Innerhalb weniger Jahre hat sich mithin eine drastische Verschiebung der Einkommens- und Vermögensrelationen ereignet. Während in den letzten zehn Jahren die Realeinkommen der Arbeitnehmer stagnierten – die Bundesrepublik ist da das einzige Land in ganz Europa –, ist auf der obersten Etage der großen Unternehmen, vor allem auch der Banken, eine Einkommenssteigerung von einer kleinen Machtelite durchgesetzt worden. Die „katastrophale Wirkung“ dieser Bereicherung haben der Bundestagspräsident Lammert, der Kanzlerkandidat Steinbrück und der ehemalige Daimler-Benz-Chef Reuter mit bitteren Worten kritisiert.
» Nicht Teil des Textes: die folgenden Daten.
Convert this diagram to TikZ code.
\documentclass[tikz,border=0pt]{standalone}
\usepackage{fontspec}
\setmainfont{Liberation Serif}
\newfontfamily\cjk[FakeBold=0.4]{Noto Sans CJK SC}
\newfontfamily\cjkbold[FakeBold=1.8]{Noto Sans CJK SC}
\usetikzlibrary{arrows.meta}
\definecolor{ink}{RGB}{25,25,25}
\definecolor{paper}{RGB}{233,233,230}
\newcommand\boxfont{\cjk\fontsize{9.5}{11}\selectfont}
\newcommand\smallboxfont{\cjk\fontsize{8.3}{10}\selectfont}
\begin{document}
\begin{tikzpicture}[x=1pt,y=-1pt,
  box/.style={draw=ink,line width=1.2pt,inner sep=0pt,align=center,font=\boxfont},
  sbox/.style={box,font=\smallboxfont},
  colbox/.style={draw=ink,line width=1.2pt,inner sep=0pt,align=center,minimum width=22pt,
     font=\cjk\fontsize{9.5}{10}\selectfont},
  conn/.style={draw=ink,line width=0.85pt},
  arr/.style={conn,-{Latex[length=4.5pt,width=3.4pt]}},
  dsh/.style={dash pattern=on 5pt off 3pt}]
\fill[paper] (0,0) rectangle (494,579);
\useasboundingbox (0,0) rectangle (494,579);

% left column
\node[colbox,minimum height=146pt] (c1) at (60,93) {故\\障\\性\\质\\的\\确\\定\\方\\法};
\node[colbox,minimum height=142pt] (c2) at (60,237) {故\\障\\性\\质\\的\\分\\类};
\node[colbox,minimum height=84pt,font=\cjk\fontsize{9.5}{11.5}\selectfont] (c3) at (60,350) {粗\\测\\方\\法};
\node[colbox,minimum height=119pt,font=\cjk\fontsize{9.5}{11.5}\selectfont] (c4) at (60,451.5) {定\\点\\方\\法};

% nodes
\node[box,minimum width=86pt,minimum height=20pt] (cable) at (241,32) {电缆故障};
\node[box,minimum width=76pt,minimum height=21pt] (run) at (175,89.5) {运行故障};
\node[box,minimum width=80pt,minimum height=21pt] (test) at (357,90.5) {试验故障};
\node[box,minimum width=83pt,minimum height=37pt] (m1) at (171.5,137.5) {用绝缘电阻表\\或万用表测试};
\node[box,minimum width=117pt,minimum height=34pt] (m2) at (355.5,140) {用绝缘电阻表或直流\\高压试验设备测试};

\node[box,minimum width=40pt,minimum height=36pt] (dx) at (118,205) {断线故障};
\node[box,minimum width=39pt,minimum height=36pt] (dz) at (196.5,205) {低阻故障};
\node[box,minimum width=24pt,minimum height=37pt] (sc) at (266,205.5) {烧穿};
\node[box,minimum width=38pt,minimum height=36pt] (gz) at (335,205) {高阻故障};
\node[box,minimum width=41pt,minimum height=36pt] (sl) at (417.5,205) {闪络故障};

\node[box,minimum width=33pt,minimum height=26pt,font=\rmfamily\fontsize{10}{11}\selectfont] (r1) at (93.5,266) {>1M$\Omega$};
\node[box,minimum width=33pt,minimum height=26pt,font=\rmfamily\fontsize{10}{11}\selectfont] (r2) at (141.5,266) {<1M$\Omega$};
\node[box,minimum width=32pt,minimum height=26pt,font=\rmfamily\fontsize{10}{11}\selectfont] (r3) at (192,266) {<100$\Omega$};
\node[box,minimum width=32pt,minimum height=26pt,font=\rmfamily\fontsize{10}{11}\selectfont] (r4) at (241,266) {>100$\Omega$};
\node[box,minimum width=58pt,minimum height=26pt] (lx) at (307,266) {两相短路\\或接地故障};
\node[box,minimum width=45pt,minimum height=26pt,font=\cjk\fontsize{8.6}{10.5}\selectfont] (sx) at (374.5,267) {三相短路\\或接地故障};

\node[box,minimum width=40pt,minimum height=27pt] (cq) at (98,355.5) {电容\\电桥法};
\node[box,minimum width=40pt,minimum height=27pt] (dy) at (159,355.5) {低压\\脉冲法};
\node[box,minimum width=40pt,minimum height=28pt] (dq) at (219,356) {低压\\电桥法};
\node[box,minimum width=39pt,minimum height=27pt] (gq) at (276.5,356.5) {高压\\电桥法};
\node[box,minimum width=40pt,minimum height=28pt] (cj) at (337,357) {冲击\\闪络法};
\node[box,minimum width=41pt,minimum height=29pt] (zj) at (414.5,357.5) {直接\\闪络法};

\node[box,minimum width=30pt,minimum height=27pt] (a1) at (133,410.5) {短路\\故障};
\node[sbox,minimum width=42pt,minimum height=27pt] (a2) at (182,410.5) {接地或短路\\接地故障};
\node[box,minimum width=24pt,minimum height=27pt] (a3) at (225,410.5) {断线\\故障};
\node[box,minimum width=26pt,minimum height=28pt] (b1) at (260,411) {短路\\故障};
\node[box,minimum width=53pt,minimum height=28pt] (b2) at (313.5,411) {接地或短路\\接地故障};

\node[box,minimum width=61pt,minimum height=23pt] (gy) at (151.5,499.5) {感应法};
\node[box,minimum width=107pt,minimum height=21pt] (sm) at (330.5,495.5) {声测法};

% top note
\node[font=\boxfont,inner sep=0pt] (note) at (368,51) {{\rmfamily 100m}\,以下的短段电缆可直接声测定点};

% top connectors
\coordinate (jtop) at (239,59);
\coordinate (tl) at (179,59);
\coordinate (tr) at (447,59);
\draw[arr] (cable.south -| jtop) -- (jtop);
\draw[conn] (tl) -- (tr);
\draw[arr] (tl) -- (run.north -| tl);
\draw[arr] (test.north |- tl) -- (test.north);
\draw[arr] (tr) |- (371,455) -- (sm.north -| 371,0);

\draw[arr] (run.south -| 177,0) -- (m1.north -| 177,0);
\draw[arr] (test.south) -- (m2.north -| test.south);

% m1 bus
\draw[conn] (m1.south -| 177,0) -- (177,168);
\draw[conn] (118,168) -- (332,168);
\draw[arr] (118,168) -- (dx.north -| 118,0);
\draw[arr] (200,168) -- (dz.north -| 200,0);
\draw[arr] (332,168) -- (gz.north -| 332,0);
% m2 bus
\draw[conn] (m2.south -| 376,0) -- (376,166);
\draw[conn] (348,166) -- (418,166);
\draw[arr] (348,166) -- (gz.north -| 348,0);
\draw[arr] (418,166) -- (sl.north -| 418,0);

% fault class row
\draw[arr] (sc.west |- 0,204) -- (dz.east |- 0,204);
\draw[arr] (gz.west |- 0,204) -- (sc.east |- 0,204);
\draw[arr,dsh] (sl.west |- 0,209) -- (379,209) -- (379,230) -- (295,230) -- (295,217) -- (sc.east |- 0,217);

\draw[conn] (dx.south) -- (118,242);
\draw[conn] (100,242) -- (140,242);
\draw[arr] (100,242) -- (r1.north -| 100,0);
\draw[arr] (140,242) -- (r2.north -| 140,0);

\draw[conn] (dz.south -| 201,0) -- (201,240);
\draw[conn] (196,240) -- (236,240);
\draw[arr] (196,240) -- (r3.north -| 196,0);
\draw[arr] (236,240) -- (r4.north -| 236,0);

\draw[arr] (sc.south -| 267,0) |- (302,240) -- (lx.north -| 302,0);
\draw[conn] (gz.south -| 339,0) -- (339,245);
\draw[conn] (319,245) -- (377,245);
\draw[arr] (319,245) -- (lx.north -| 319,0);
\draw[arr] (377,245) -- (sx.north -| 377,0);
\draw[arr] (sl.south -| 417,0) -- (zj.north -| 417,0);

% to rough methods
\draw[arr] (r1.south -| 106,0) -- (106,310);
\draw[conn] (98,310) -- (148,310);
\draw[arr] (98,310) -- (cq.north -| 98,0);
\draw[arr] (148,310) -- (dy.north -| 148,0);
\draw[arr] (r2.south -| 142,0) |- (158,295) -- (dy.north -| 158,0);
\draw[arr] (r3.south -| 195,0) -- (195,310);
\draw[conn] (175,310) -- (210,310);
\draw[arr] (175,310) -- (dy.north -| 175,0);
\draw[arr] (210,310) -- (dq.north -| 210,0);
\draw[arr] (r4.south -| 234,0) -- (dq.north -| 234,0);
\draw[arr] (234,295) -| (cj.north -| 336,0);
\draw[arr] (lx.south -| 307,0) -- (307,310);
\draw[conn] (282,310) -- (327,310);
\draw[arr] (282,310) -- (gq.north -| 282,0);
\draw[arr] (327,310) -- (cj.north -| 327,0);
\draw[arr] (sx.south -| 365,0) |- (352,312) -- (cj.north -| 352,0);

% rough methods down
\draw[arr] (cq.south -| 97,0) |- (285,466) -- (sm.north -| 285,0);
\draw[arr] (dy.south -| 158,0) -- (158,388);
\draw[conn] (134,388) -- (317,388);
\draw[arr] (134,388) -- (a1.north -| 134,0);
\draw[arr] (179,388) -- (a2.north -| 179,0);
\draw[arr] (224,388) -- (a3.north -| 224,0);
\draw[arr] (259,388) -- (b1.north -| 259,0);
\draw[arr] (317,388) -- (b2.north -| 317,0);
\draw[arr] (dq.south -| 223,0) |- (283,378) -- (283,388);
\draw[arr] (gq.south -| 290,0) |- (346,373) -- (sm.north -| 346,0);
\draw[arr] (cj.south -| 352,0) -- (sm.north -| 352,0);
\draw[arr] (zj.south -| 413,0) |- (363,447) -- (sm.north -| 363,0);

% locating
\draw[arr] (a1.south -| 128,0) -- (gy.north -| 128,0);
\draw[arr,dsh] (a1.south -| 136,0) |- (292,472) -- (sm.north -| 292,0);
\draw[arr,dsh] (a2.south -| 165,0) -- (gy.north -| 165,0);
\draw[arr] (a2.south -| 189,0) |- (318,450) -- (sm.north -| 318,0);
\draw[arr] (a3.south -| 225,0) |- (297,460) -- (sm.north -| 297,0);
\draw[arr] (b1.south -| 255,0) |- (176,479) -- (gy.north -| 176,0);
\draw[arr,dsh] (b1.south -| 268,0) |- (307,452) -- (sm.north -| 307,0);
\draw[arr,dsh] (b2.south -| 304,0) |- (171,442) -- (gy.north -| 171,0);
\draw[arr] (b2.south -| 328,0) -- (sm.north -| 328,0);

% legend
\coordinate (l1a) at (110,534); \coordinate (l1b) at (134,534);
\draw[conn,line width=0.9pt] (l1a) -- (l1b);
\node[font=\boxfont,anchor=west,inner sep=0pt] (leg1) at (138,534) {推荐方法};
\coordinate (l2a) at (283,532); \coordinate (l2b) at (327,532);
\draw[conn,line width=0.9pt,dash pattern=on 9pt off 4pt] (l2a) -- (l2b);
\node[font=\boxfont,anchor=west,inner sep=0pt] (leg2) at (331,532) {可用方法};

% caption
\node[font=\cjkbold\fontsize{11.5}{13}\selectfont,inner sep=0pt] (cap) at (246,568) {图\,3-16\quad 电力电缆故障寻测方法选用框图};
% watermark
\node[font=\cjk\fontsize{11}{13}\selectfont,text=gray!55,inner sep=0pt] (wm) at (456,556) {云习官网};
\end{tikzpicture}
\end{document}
Was kann gegen diese Einkommens- und Vermögensentwicklung getan werden? Politisch kann zum Beispiel die Steuerschraube am ehesten gedreht werden. Die Rückkehr zu einer Einkommenssteuer von maximalen 55 Prozent, wie sie unter Helmut Kohl galt, wäre trotz des Lamentos gegen Steuersteigerung möglich.
Die Erbschaftssteuer sollte auf die französische Höhe von 50 Prozent erhöht werden. Dann flössen dem Staat, der sein Ausbildungs-, sein Rechts- und sein Außenhandelssystem zur Verfügung gestellt hat, aus der erweiterten Erbmasse 2,6 Billionen Euro zu, die eine Reform des Bildungs- und Verkehrssystems ermöglichen würde, ohne dem Bürger einen einzigen weiteren Steuercent abzuverlangen.
5 Millionen Euro reichen
Nicht zuletzt könnte nach Schweizer Vorbild eine Einkommensbegrenzung der Gehälter anvisiert werden. Das Jahreseinkommen der Spitzenmanager, das inzwischen bis zu 17 Millionen Euro erreicht hat, ist seit Langem umstritten. Als die „Schutzvereinigung der Wertpapierbesitzer“ unlängst darauf insistierte, dass 10 Millionen Euro als Grenze des jährlichen Gehalts endlich fixiert werden sollten, protestierte der Präsident dieses Verbandes, der alles andere als Linksradikale versammelt, mit dem energischen Einwand, dass in Deutschland für 5 Millionen Euro jede gute Spitzenkraft zu gewinnen sei.
Gewöhnlich wird gegen derartige Vorschläge mit der Massenflucht von Unternehmertalenten gedroht. Das ist aber eine hohle Drohung, die alles andere als schnell verwirklicht werden kann. Und für jede derart entstehende Lücke kann eine geeignete Frau oder ein Aufrücker aus der zweiten Linie gewonnen werden.
Wenn die Beratungen im Vorfeld der Großen Koalition schon so viele Probleme aufgreifen, wäre dann nicht die Zivilcourage wünschenswert, auch für die Bundesrepublik eine Begrenzung der Jahreseinkommen vorzuschlagen? Und wer in diesen Gremien, wie neuerdings die SPD, für plebiszitäre Volksentscheidungen eintritt, könnte gewiss sein, dass eine solche Begrenzung mehrheitsfähig wäre.